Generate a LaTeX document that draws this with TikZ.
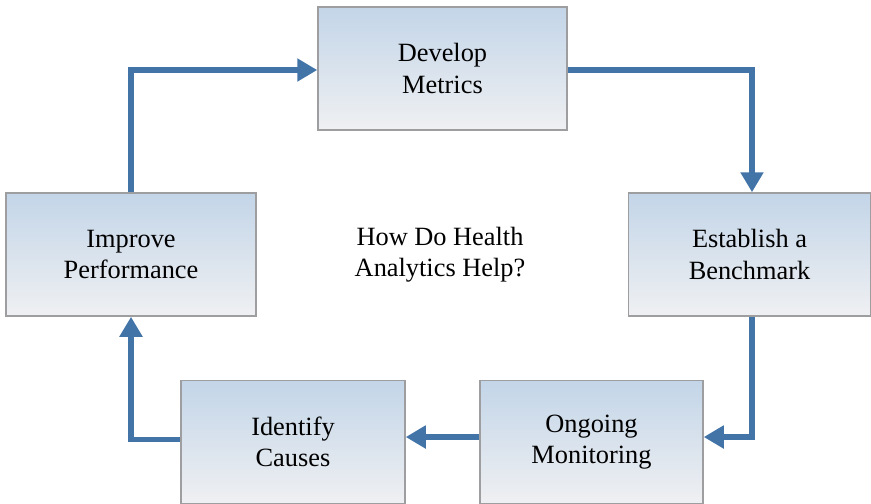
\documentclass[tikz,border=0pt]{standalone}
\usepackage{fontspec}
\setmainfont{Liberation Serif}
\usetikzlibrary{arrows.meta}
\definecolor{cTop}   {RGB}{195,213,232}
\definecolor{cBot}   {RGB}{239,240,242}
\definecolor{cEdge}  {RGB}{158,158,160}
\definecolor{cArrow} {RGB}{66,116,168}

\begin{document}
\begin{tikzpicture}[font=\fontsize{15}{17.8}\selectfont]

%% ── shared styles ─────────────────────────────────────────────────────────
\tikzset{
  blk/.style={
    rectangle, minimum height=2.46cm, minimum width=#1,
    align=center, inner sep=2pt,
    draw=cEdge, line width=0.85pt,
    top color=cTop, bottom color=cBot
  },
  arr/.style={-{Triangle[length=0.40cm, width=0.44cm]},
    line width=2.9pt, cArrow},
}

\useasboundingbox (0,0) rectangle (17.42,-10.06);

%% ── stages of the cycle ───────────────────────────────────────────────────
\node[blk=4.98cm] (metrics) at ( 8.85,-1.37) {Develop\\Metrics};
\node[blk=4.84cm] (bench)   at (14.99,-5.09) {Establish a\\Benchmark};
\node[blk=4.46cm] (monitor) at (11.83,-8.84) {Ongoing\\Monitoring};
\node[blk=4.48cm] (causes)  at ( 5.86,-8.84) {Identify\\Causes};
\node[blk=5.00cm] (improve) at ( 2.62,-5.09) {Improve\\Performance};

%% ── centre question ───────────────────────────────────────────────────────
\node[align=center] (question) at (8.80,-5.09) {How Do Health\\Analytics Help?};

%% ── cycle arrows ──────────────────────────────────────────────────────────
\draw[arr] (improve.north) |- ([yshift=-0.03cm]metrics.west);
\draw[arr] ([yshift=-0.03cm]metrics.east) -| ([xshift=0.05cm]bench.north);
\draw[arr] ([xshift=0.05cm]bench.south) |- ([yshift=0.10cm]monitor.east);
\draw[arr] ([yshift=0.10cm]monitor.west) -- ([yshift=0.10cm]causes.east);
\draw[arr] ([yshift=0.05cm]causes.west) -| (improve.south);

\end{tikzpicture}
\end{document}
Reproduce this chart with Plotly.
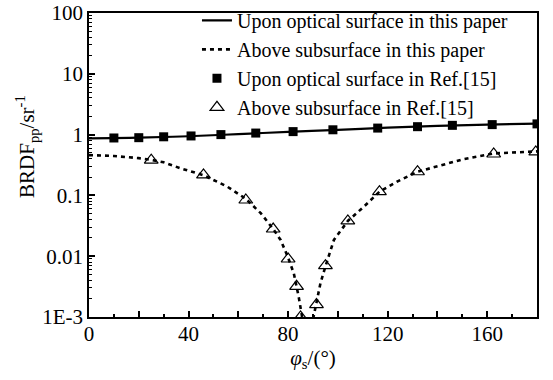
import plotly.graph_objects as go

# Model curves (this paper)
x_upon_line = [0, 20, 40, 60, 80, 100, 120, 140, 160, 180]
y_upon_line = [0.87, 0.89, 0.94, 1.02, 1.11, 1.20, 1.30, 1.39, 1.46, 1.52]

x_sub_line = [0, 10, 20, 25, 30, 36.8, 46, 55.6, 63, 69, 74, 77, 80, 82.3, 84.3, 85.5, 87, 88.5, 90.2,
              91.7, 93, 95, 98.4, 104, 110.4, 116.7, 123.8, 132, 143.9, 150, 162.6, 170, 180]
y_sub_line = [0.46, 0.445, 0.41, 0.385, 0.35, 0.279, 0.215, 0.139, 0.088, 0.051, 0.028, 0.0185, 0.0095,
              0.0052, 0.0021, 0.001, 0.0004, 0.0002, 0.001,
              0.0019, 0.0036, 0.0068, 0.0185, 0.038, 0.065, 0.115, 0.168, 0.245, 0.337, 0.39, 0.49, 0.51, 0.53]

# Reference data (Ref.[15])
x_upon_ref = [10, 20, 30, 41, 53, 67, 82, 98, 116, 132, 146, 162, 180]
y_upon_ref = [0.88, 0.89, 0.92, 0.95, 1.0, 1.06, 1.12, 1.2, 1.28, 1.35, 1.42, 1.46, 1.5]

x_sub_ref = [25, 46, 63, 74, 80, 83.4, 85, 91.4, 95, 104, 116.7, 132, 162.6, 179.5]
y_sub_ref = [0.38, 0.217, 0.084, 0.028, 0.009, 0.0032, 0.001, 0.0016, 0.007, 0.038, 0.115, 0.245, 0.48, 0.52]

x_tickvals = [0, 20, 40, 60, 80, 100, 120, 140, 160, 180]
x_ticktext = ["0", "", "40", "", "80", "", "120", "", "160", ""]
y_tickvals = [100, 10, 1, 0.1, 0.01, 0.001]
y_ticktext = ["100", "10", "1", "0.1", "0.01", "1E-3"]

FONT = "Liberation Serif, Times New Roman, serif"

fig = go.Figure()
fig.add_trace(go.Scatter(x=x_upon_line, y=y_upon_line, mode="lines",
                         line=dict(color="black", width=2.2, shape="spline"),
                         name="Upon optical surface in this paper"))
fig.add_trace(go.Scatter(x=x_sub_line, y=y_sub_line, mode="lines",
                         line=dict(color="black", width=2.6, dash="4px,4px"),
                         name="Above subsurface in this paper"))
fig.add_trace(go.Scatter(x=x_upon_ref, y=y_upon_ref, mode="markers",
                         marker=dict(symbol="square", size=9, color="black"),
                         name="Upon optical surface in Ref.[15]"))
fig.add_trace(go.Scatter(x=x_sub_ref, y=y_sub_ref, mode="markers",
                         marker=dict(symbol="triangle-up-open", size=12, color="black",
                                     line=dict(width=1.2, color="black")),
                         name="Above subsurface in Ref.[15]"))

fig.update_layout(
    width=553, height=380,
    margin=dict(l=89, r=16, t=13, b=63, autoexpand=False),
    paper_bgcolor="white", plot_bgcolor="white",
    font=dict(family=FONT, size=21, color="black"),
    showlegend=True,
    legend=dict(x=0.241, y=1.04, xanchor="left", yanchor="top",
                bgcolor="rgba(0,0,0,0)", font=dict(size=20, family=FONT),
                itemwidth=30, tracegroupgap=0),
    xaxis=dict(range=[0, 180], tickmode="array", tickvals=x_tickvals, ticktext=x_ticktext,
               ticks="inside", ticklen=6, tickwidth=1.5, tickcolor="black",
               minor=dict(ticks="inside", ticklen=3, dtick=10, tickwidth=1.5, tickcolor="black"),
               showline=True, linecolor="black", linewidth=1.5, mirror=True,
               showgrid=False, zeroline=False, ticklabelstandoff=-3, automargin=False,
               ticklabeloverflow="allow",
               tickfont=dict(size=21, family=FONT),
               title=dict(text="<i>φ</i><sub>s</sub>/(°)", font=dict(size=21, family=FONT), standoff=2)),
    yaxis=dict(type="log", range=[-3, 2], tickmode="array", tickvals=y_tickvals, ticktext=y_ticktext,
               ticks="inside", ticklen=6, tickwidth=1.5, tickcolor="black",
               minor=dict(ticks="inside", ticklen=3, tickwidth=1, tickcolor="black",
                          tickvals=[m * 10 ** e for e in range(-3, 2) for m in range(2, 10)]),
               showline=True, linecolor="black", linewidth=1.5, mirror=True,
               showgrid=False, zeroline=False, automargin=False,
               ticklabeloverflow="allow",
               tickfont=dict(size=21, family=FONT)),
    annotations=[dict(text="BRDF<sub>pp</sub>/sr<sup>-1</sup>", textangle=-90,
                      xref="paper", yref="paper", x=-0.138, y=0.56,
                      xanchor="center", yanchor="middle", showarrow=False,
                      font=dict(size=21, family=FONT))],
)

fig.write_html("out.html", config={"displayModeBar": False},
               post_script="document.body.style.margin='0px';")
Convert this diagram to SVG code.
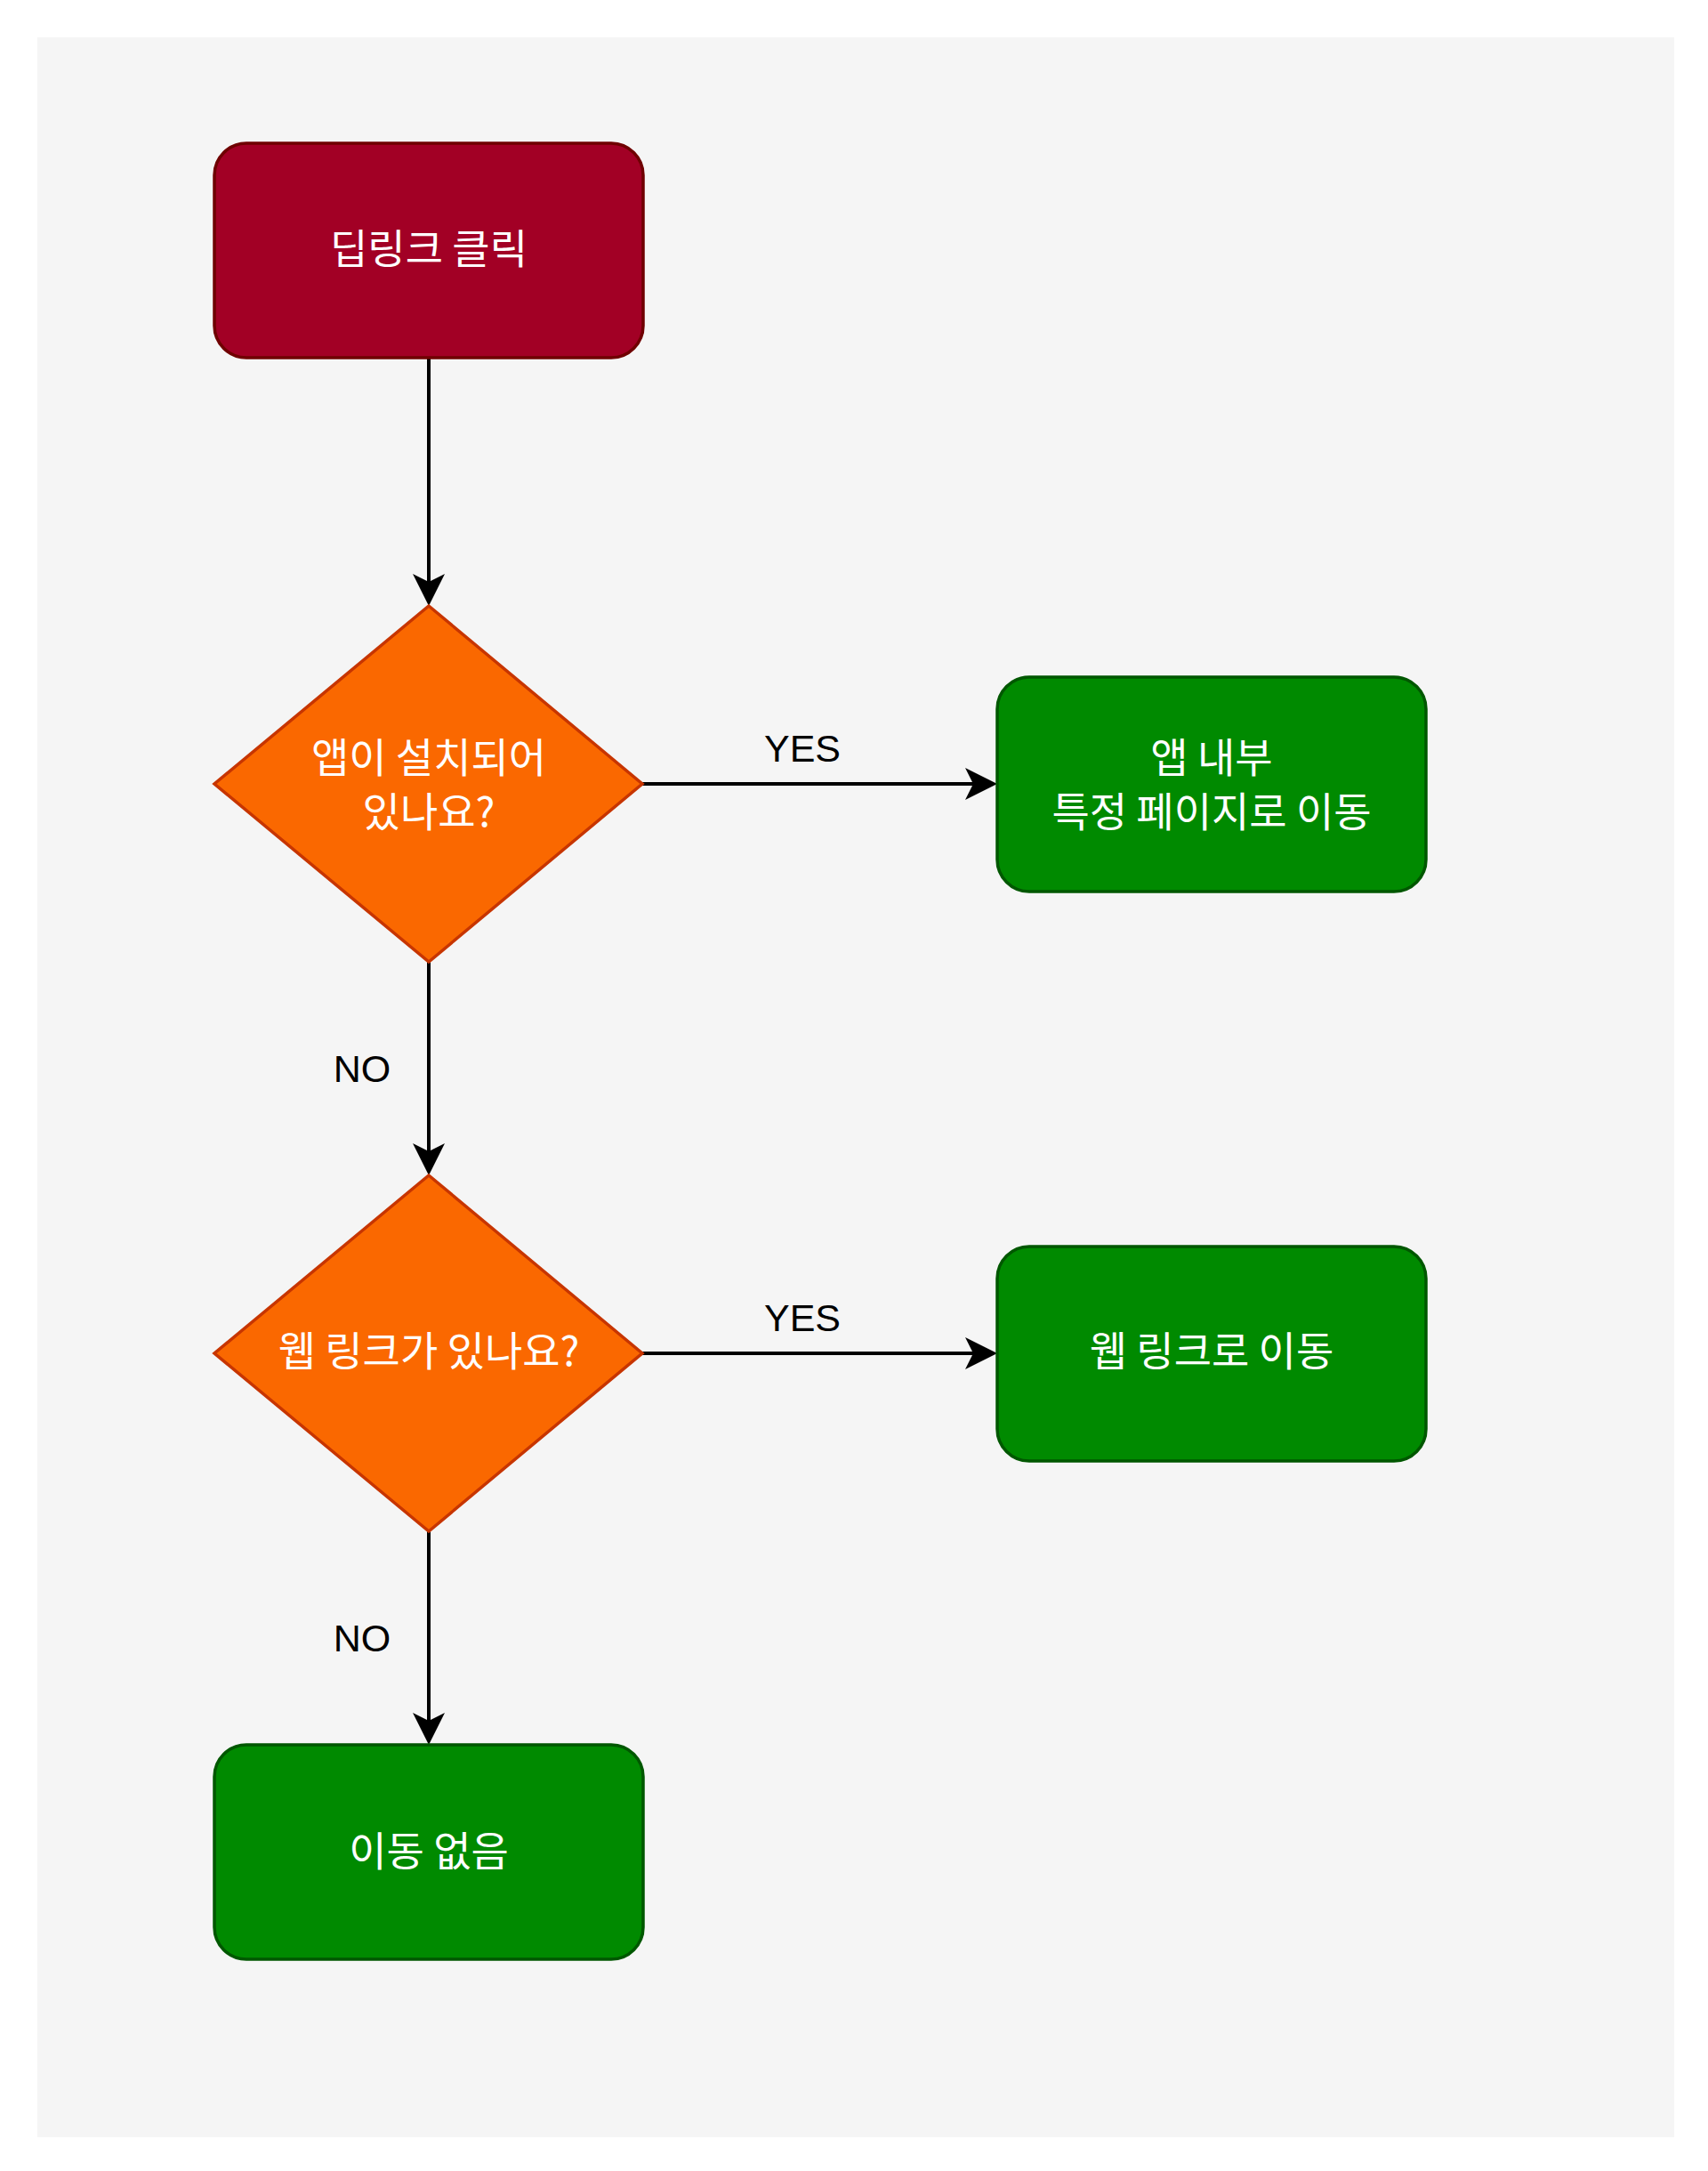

■ **BRIEF**
Output nothing except the lines from the one containing "Reproduce this chart with Plotly." through the one containing "Serif, Times New", both kept, with the pictures removed.

■ **SOLVED PROBLEM**
Reproduce this chart with Plotly.
import plotly.graph_objects as go

# Model curves (this paper)
x_upon_line = [0, 20, 40, 60, 80, 100, 120, 140, 160, 180]
y_upon_line = [0.87, 0.89, 0.94, 1.02, 1.11, 1.20, 1.30, 1.39, 1.46, 1.52]

x_sub_line = [0, 10, 20, 25, 30, 36.8, 46, 55.6, 63, 69, 74, 77, 80, 82.3, 84.3, 85.5, 87, 88.5, 90.2,
              91.7, 93, 95, 98.4, 104, 110.4, 116.7, 123.8, 132, 143.9, 150, 162.6, 170, 180]
y_sub_line = [0.46, 0.445, 0.41, 0.385, 0.35, 0.279, 0.215, 0.139, 0.088, 0.051, 0.028, 0.0185, 0.0095,
              0.0052, 0.0021, 0.001, 0.0004, 0.0002, 0.001,
              0.0019, 0.0036, 0.0068, 0.0185, 0.038, 0.065, 0.115, 0.168, 0.245, 0.337, 0.39, 0.49, 0.51, 0.53]

# Reference data (Ref.[15])
x_upon_ref = [10, 20, 30, 41, 53, 67, 82, 98, 116, 132, 146, 162, 180]
y_upon_ref = [0.88, 0.89, 0.92, 0.95, 1.0, 1.06, 1.12, 1.2, 1.28, 1.35, 1.42, 1.46, 1.5]

x_sub_ref = [25, 46, 63, 74, 80, 83.4, 85, 91.4, 95, 104, 116.7, 132, 162.6, 179.5]
y_sub_ref = [0.38, 0.217, 0.084, 0.028, 0.009, 0.0032, 0.001, 0.0016, 0.007, 0.038, 0.115, 0.245, 0.48, 0.52]

x_tickvals = [0, 20, 40, 60, 80, 100, 120, 140, 160, 180]
x_ticktext = ["0", "", "40", "", "80", "", "120", "", "160", ""]
y_tickvals = [100, 10, 1, 0.1, 0.01, 0.001]
y_ticktext = ["100", "10", "1", "0.1", "0.01", "1E-3"]

FONT = "Liberation Serif, Times New Roman, serif"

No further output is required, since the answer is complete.